Today brings some good news from the Office for National Statistics. Average income is rising, most people were better off last year than they were the year before and are better off now than they were before the financial crisis. At the same time it looks like income inequality is falling, it is lower now than it was directly following the recession and that was less than it was before the financial crisis.
Whilst this is definitely good news it also shows that progress is very slow. Non-retired households still have lower household incomes than before the crash. The crash was almost a decade ago and the fact that average incomes are only rising to just above their former levels is hardly a reason for unconfined joy. It also does look like inequality is falling but it is slow. If inequality were to keep falling at the rate it has been since the crash we would still expect to be above the levels of inequality we had in the 1970s until after 2030.

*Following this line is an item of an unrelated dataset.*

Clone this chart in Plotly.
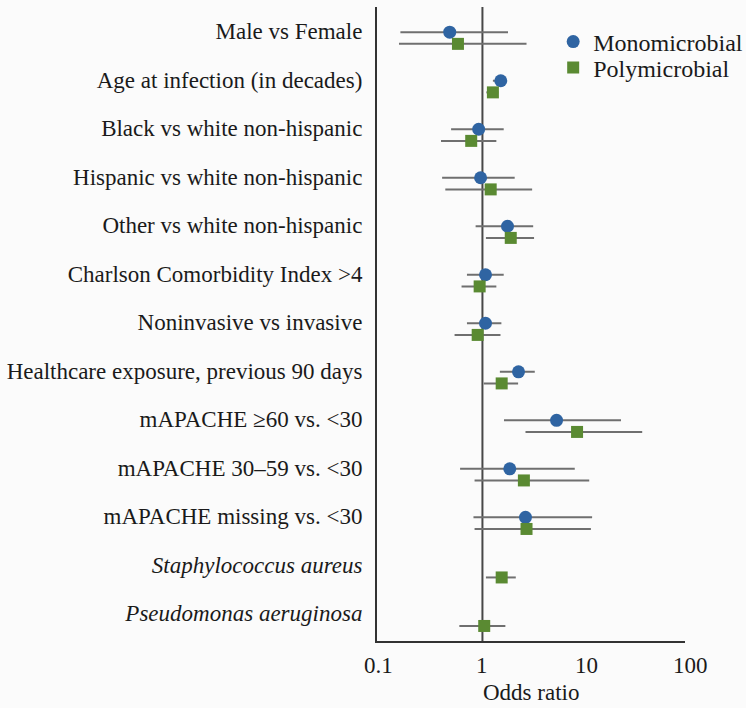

For several reasons we don’t expect inequality to keep falling. The recent falls we’ve seen in inequality have been powered by rising levels of employment and rising earnings for those at the bottom. There is much less room for employment to keep rising and more recent data suggests that its growth has slowed. The other side to that is that scheduled cuts to the social security system will provide a substantial hit to low income households. Cuts to the Universal Credit work allowance will mean a serious decrease in incomes for working poor families and cuts to the employment and support allowance’s work related activity group will hurt low income disabled people.
A longer term worry is the freeze to much of the working age social security system. Since the early years of the last government most elements of working age social security have either not increased year on year or only increased by 1%. Up to now this hasn’t had that large an effect because inflation in that time has been at very low levels. With the fall in the pound after the referendum that now looks to be changing. Inflation looks like it may return to being a powerful force in the UK economy. If this happens and benefits do not increase to match then the poorest households will find themselves increasingly left behind, with their social security payments covering less and less each week. These cuts and freezes are behind the Institute for Fiscal Studies prediction that child poverty will rise by 50%.
If Theresa May wants to build a Shared Society where households aren’t left behind then she needs to get serious about tackling inequality. A good first step would be to reverse cuts in Universal Credit and Employment Support allowance as well as abandoning the benefits freeze at the earliest opportunity. If this doesn’t happen we could easily see the small progress we have made reversed.